- [PROBLEM]
Return precisely the span of lines from the top of the material below to the line containing "import pandas as pd", both included. Pictures are excluded.

- [DATA LINES]
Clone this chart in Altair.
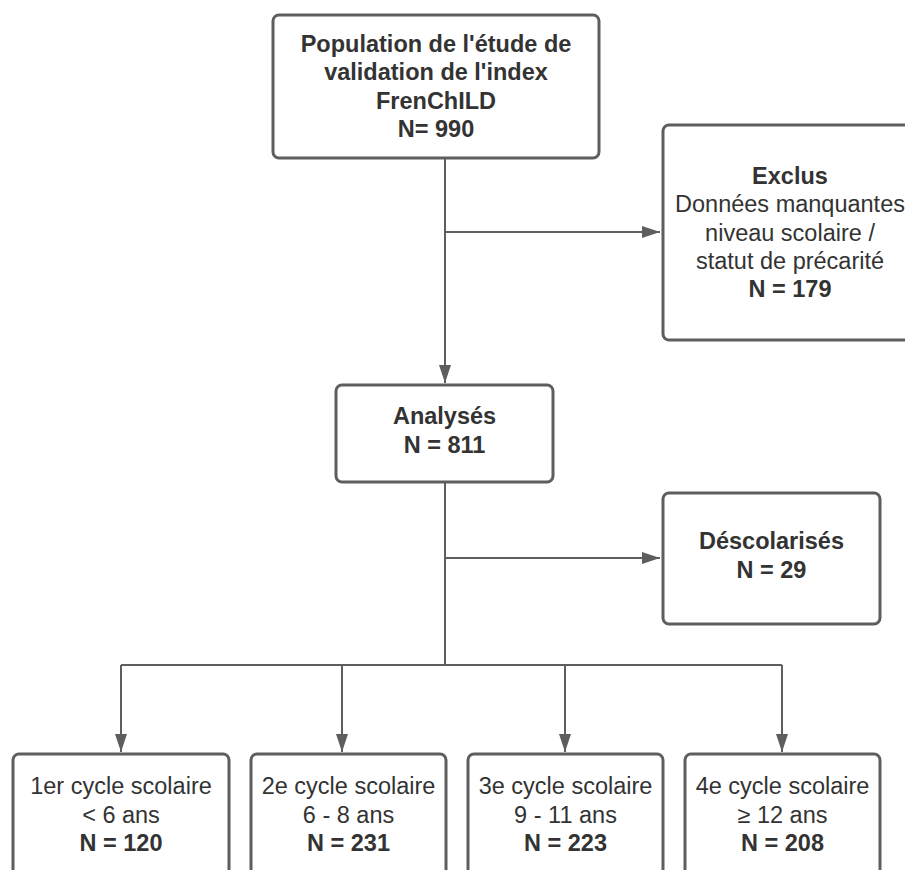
import altair as alt
import pandas as pd

# ---------------- content (text and counts) ----------------
node_ids = ["population", "exclus", "analyses", "descolarises",
            "cycle1", "cycle2", "cycle3", "cycle4"]
node_bold_lines = [
    ["Population de l'étude de", "validation de l'index", "FrenChILD"],
    ["Exclus"],
    ["Analysés"],
    ["Déscolarisés"],
    [], [], [], [],
]
node_plain_lines = [
    [],
    ["Données manquantes", "niveau scolaire /", "statut de précarité"],
    [],
    [],
    ["1er cycle scolaire", "< 6 ans"],
    ["2e cycle scolaire", "6 - 8 ans"],
    ["3e cycle scolaire", "9 - 11 ans"],
    ["4e cycle scolaire", "≥ 12 ans"],
]
count_prefix = ["N= ", "N = ", "N = ", "N = ", "N = ", "N = ", "N = ", "N = "]
node_counts = [990, 179, 811, 29, 120, 231, 223, 208]

# ---------------- layout (pixel positions of the diagram) ----------------
box_layout = {  # x0, x1, y0, y1, text centre x, text centre y
    "population":   (273, 599, 15, 158, 436, 87.5),
    "exclus":       (663, 921, 125, 340, 790, 233.5),
    "analyses":     (336, 553, 385, 482, 444.5, 431.5),
    "descolarises": (663, 880, 493, 624, 771.5, 556.5),
    "cycle1":       (13, 229, 754, 900, 121, 815.5),
    "cycle2":       (251, 446, 754, 900, 348.5, 815.5),
    "cycle3":       (468, 663, 754, 900, 565.5, 815.5),
    "cycle4":       (685, 880, 754, 900, 782.5, 815.5),
}
TRUNK_X = 445
SPLIT_Y = 665
branch_x = [121, 342, 565, 782]
connector_rules = [  # x, y, x2, y2
    (TRUNK_X, 158, TRUNK_X, 383),
    (TRUNK_X, 232, 660, 232),
    (TRUNK_X, 482, TRUNK_X, SPLIT_Y),
    (TRUNK_X, 558, 660, 558),
    (branch_x[0], SPLIT_Y, branch_x[-1], SPLIT_Y),
] + [(bx, SPLIT_Y, bx, 752) for bx in branch_x]
arrows_right = [(660, 232), (660, 558)]
arrows_down = [(TRUNK_X, 383)] + [(bx, 752) for bx in branch_x]

LINE_H = 28.4
W, H = 897, 862
X0, Y0 = 8, 8
STROKE = "#5e5e5e"
TEXT = "#333333"
FONT = "Liberation Sans"
FS = 23.5

# ---------------- tables ----------------
boxes = pd.DataFrame([
    {"id": k, "x0": v[0], "x1": v[1], "y0": v[2], "y1": v[3]}
    for k, v in box_layout.items()
])

text_rows = []
for i, nid in enumerate(node_ids):
    x0, x1, y0, y1, cx, cy = box_layout[nid]
    lines = [(t, "bold") for t in node_bold_lines[i]] + \
            [(t, "normal") for t in node_plain_lines[i]] + \
            [(f"{count_prefix[i]}{node_counts[i]}", "bold")]
    n = len(lines)
    for j, (t, w) in enumerate(lines):
        text_rows.append({"x": cx, "y": cy + (j - (n - 1) / 2) * LINE_H,
                          "text": t, "weight": w})
texts = pd.DataFrame(text_rows)

rules = pd.DataFrame(connector_rules, columns=["x", "y", "x2", "y2"])
ar_r = pd.DataFrame(arrows_right, columns=["x", "y"])
ar_d = pd.DataFrame(arrows_down, columns=["x", "y"])

xs = alt.Scale(domain=[X0, X0 + W], nice=False, zero=False)
ys = alt.Scale(domain=[Y0, Y0 + H], nice=False, zero=False, reverse=True)

rect_layer = alt.Chart(boxes).mark_rect(
    fill="white", stroke=STROKE, strokeWidth=3, cornerRadius=6, clip=True
).encode(
    x=alt.X("x0:Q", scale=xs, axis=None), x2="x1:Q",
    y=alt.Y("y0:Q", scale=ys, axis=None), y2="y1:Q",
)

rule_layer = alt.Chart(rules).mark_rule(color=STROKE, strokeWidth=2).encode(
    x=alt.X("x:Q", scale=xs, axis=None), x2="x2:Q",
    y=alt.Y("y:Q", scale=ys, axis=None), y2="y2:Q",
)

right_layer = alt.Chart(ar_r).mark_point(
    shape="M0,0L-3,-1L-3,1Z", size=144, filled=True, color=STROKE, opacity=1
).encode(
    x=alt.X("x:Q", scale=xs, axis=None), y=alt.Y("y:Q", scale=ys, axis=None)
)

down_layer = alt.Chart(ar_d).mark_point(
    shape="M0,0L-1,-3L1,-3Z", size=144, filled=True, color=STROKE, opacity=1
).encode(
    x=alt.X("x:Q", scale=xs, axis=None), y=alt.Y("y:Q", scale=ys, axis=None)
)

def text_layer(weight):
    return alt.Chart(texts).transform_filter(
        alt.datum.weight == weight
    ).mark_text(
        font=FONT, fontSize=FS, fontWeight=weight, color=TEXT,
        align="center", baseline="middle"
    ).encode(
        x=alt.X("x:Q", scale=xs, axis=None),
        y=alt.Y("y:Q", scale=ys, axis=None),
        text="text:N",
    )

chart = alt.layer(
    rule_layer, right_layer, down_layer, rect_layer,
    text_layer("bold"), text_layer("normal"),
).properties(
    width=W, height=H,
    padding={"left": 0, "top": 0, "right": 0, "bottom": 0},
    autosize=alt.AutoSizeParams(type="none"),
    background="white",
).configure_view(stroke=None)

chart.save("out.html", embed_options={"renderer": "svg", "actions": False})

- [COMPLETE ANSWER]
Clone this chart in Altair.
import altair as alt
import pandas as pd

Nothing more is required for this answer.